| WHAT IS EXPECTED |
Each line from the line with "Emit a Python" to the line with "from matplotlib.ticker import MultipleLocator", inclusive, is to be repeated exactly; no other line and no picture belongs in the copy.

────

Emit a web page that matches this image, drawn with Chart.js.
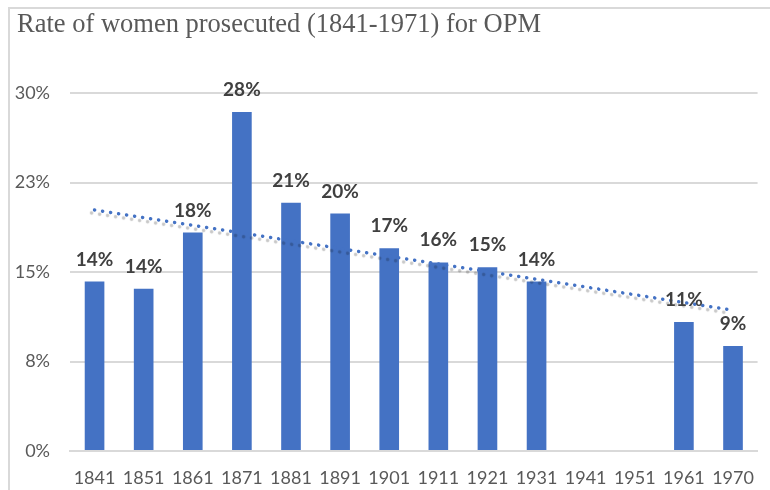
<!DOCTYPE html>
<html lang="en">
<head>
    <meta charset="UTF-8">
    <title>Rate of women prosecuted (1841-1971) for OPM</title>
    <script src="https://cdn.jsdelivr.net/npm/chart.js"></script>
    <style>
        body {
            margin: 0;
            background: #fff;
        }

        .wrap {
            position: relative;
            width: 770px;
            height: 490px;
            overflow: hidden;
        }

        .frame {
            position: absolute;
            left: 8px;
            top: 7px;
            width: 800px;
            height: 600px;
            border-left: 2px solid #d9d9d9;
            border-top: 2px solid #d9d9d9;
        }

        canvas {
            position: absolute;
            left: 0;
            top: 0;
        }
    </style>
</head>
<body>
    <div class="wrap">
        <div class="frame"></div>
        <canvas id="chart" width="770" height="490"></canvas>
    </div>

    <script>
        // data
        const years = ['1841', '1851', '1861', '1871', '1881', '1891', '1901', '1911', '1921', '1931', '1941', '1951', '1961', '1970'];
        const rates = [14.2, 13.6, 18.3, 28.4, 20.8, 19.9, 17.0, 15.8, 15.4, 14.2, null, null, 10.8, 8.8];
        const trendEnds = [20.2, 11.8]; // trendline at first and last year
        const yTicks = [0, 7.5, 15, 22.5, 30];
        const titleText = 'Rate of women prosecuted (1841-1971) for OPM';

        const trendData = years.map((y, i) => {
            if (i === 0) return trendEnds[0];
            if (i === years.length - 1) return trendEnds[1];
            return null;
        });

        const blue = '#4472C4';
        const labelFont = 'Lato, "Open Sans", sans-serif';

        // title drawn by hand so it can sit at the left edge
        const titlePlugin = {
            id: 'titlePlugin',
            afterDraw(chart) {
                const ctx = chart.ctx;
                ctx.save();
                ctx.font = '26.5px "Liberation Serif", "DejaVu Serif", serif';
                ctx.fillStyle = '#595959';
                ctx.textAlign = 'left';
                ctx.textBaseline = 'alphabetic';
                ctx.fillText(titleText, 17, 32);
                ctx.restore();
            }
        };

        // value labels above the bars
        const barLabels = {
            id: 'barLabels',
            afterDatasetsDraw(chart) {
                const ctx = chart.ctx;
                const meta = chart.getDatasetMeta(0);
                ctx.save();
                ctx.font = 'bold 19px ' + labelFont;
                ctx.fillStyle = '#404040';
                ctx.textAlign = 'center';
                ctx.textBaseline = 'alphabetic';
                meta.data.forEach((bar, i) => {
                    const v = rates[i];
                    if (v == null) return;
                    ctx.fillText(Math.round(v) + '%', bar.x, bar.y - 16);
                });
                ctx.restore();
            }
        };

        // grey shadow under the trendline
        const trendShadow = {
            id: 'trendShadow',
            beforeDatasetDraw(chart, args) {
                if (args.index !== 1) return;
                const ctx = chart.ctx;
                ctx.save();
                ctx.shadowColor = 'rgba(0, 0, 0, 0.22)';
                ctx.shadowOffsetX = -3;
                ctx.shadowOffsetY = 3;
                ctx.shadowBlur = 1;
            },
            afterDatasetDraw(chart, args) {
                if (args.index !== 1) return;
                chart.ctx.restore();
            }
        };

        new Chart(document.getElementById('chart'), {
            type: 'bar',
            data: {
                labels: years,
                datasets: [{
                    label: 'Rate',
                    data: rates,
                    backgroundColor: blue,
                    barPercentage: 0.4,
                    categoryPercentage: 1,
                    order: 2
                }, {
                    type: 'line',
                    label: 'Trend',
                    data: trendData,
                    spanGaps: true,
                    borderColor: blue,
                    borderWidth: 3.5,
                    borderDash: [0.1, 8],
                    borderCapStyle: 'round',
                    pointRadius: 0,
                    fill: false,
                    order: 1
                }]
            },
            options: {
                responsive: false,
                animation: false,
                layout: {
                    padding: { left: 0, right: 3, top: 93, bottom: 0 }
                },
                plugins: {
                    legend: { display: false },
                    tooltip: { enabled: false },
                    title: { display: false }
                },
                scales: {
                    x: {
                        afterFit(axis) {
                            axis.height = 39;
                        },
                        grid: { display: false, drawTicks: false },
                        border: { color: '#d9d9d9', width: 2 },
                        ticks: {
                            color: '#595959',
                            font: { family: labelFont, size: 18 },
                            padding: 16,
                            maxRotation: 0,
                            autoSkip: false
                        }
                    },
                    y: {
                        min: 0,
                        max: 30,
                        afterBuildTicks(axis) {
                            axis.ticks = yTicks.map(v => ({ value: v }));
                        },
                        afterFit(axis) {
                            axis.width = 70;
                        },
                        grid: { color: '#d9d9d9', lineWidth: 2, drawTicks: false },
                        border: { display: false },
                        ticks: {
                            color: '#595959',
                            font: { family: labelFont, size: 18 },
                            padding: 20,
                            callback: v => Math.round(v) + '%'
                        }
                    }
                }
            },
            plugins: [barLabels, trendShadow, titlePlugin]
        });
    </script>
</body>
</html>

────

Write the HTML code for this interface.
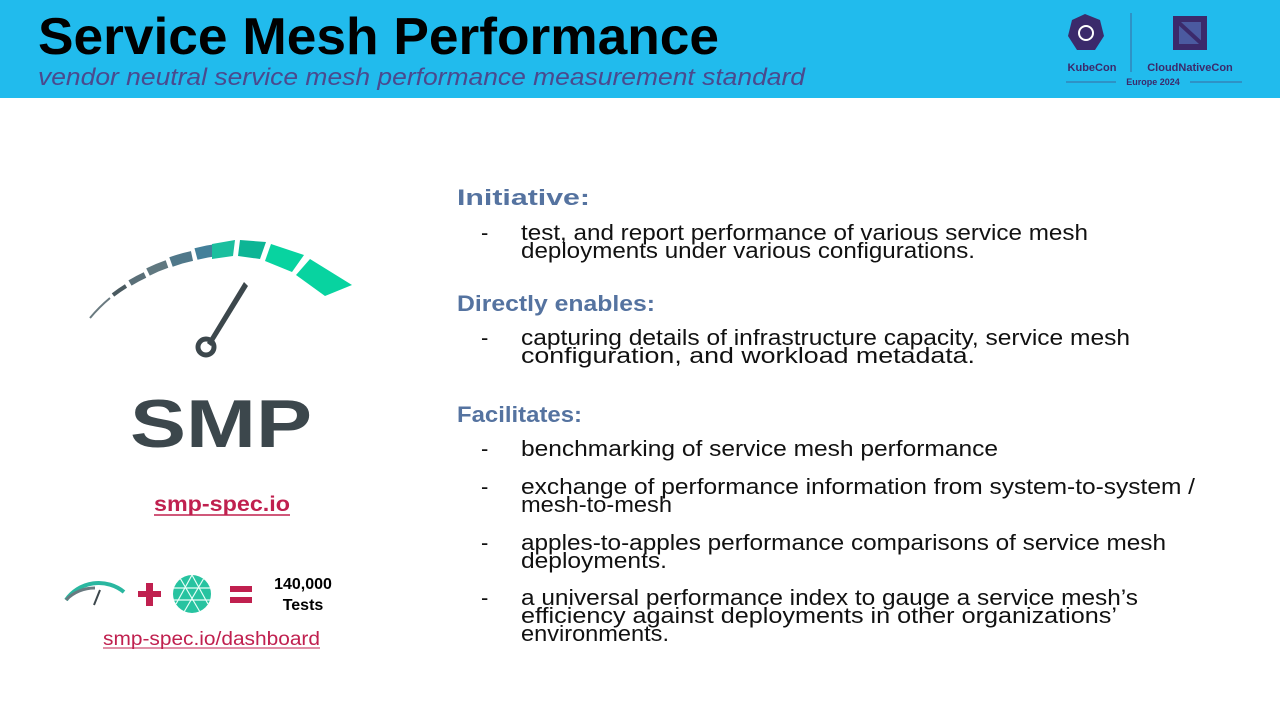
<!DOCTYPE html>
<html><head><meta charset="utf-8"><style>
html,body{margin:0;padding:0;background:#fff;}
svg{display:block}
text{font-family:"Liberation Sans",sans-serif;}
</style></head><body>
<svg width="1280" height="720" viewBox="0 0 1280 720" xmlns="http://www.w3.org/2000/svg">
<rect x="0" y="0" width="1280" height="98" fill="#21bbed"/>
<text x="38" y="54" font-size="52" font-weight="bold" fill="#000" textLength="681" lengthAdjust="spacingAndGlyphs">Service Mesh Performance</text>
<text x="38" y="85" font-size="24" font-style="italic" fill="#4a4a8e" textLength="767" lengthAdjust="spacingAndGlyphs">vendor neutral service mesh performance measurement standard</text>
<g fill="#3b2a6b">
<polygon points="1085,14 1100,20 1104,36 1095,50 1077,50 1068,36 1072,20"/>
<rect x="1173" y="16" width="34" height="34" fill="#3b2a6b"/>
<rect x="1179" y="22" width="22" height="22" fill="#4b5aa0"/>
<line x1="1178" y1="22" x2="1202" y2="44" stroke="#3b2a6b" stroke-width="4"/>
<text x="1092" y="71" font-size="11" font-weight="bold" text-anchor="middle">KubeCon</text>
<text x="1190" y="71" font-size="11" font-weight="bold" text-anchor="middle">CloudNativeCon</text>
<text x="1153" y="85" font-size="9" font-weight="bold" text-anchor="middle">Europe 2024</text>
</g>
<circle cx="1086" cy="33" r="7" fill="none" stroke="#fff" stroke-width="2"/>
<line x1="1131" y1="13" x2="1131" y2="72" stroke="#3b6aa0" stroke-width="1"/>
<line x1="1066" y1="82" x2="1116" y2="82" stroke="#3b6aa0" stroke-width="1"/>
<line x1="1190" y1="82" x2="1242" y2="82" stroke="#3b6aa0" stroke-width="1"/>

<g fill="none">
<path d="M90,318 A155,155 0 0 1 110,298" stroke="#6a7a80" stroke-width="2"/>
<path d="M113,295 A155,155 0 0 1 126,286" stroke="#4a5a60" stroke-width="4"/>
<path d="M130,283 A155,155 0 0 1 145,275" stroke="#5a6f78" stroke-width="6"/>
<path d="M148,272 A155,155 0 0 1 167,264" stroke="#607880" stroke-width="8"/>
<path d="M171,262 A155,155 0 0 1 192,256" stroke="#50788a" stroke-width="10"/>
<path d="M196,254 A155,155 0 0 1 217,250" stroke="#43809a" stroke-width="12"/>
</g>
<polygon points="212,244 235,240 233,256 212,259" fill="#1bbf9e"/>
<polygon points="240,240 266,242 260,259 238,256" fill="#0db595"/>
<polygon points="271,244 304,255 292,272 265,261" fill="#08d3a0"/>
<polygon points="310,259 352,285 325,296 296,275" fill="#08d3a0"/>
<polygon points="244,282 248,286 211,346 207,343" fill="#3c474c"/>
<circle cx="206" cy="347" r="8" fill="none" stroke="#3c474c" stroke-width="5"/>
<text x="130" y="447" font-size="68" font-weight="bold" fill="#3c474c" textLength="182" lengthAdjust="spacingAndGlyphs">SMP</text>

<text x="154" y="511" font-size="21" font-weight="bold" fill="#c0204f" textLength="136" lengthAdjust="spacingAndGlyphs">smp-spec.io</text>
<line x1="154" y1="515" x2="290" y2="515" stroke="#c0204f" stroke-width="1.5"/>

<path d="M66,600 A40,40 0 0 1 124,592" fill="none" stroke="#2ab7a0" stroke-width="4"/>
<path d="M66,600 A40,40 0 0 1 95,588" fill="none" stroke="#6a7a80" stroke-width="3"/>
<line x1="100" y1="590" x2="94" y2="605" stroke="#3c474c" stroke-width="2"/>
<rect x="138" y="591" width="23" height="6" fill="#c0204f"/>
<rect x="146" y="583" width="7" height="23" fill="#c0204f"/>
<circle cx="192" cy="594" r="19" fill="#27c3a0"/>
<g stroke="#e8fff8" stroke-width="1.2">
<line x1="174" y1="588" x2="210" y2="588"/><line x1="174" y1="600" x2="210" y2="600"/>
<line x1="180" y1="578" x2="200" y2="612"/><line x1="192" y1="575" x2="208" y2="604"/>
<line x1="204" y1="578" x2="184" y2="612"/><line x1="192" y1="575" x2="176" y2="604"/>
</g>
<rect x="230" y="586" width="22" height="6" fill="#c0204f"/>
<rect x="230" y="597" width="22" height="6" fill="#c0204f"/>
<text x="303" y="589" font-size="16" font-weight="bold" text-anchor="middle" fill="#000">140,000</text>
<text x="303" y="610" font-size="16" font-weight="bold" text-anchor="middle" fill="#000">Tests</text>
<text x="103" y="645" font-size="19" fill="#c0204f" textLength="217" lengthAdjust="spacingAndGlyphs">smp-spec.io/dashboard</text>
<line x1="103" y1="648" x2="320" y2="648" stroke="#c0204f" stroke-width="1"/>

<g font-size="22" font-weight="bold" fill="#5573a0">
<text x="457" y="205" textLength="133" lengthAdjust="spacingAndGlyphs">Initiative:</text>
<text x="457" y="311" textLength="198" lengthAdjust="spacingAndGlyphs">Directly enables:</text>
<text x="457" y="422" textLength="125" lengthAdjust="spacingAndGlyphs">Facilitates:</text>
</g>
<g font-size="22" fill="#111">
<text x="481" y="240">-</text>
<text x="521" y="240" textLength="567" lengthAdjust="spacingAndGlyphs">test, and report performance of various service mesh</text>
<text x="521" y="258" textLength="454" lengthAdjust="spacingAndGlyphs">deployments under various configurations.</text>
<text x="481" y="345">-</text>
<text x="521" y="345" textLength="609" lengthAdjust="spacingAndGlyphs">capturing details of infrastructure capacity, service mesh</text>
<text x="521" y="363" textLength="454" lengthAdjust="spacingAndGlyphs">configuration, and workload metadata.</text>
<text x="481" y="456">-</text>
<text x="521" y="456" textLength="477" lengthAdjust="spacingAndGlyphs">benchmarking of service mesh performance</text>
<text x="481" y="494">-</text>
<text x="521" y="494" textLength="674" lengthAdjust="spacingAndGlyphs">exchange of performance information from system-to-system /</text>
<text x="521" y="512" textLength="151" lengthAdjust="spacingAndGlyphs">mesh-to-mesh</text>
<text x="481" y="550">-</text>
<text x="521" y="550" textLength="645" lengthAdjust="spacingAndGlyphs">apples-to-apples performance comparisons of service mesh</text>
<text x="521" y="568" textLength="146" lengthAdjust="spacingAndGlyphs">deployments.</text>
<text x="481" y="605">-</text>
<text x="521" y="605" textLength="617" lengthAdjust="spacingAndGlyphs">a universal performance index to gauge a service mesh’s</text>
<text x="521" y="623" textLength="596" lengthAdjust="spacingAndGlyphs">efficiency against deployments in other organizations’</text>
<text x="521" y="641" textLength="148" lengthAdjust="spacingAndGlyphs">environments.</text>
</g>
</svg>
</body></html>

────

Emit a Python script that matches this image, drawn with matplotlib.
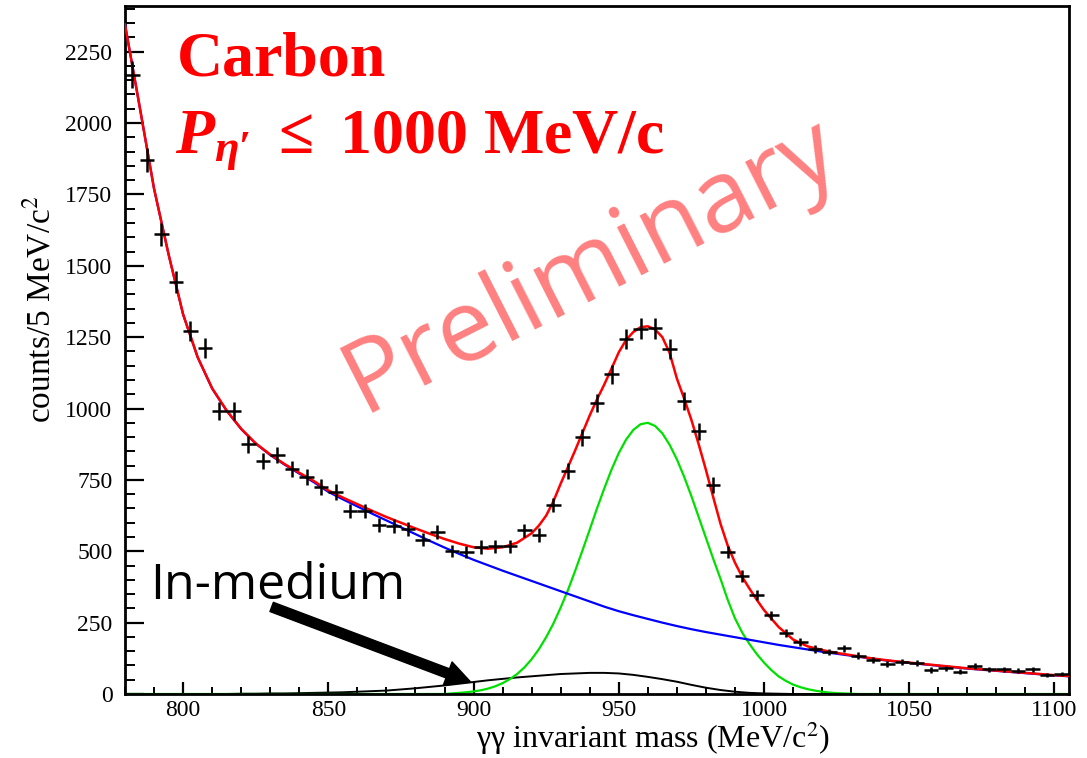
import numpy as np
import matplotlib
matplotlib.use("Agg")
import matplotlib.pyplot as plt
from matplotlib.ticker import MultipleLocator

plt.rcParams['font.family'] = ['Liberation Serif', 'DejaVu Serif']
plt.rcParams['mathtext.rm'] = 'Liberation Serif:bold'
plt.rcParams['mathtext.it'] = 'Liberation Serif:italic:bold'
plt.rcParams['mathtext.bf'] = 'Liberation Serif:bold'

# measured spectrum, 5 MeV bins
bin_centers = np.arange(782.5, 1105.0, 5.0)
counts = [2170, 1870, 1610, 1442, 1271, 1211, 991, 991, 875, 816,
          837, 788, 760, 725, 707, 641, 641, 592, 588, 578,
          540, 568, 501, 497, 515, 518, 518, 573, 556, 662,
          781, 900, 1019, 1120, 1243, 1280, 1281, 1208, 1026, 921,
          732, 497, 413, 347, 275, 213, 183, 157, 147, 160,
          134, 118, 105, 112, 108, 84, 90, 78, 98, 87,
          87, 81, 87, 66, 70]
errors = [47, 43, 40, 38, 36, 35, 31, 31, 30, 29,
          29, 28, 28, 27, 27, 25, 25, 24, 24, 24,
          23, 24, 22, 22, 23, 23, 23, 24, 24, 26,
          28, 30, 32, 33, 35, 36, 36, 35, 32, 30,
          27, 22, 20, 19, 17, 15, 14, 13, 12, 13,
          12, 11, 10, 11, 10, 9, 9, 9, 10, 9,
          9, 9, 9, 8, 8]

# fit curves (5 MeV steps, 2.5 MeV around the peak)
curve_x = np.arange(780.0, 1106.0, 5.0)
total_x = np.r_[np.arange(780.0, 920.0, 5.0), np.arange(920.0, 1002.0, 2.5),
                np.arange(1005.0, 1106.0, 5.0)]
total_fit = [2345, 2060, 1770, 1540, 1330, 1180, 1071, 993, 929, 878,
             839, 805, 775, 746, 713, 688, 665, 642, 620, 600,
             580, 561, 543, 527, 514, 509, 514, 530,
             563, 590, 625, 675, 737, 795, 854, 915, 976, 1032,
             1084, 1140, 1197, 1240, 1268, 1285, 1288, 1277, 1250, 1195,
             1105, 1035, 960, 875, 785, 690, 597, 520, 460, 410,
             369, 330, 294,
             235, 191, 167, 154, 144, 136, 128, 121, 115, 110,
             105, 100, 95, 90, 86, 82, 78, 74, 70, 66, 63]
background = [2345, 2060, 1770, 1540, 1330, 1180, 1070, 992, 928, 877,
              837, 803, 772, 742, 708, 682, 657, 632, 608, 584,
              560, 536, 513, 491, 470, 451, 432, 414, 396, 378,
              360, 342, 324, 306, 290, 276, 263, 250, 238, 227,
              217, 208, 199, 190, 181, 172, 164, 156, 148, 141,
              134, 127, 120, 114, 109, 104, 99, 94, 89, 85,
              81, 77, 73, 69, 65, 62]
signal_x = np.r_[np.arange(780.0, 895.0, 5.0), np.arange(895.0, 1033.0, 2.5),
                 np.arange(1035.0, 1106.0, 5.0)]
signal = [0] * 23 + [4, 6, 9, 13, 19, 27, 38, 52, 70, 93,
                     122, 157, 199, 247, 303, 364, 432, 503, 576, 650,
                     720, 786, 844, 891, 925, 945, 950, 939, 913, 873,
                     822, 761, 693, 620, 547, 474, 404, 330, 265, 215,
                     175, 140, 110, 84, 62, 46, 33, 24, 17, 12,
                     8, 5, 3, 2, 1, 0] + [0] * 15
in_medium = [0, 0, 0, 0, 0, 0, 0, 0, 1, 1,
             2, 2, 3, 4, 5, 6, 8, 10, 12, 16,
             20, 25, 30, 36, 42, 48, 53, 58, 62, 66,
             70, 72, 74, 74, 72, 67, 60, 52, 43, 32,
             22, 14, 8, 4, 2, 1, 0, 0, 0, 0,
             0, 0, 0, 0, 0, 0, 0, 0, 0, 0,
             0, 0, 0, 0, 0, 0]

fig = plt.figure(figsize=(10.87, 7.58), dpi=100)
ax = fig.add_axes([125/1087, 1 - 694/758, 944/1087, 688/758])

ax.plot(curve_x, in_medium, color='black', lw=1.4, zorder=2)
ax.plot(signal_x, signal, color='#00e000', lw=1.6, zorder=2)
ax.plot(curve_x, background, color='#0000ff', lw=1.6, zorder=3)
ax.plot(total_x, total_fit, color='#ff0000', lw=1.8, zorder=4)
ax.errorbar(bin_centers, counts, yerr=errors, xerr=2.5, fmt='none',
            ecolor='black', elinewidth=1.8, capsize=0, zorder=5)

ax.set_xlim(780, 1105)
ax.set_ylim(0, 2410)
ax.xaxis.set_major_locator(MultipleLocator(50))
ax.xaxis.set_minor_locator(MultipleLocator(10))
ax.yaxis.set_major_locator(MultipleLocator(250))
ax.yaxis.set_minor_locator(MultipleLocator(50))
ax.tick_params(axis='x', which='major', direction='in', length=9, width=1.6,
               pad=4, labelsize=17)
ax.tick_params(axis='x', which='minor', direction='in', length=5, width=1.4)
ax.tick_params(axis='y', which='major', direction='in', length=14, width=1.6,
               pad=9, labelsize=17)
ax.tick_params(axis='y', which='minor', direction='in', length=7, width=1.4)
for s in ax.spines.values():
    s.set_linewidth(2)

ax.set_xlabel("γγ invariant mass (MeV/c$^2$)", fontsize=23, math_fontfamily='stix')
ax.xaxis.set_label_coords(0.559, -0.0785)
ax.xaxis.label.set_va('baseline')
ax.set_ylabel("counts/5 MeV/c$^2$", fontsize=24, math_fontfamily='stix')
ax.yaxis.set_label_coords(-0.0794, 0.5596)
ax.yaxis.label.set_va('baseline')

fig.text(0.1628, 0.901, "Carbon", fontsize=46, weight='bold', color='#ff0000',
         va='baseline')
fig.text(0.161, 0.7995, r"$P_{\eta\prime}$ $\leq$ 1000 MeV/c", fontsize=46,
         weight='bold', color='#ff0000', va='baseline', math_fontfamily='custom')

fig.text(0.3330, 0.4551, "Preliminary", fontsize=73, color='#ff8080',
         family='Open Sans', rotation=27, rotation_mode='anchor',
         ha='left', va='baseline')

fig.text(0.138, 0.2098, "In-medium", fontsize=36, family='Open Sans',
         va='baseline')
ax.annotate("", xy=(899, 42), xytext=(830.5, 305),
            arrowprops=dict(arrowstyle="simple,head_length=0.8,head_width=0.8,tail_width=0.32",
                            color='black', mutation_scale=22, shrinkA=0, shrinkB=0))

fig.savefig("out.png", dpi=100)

────

| SOLVED PROBLEM |
Emit a Python script that matches this image, drawn with matplotlib.
import numpy as np
import matplotlib
matplotlib.use("Agg")
import matplotlib.pyplot as plt
from matplotlib.ticker import MultipleLocator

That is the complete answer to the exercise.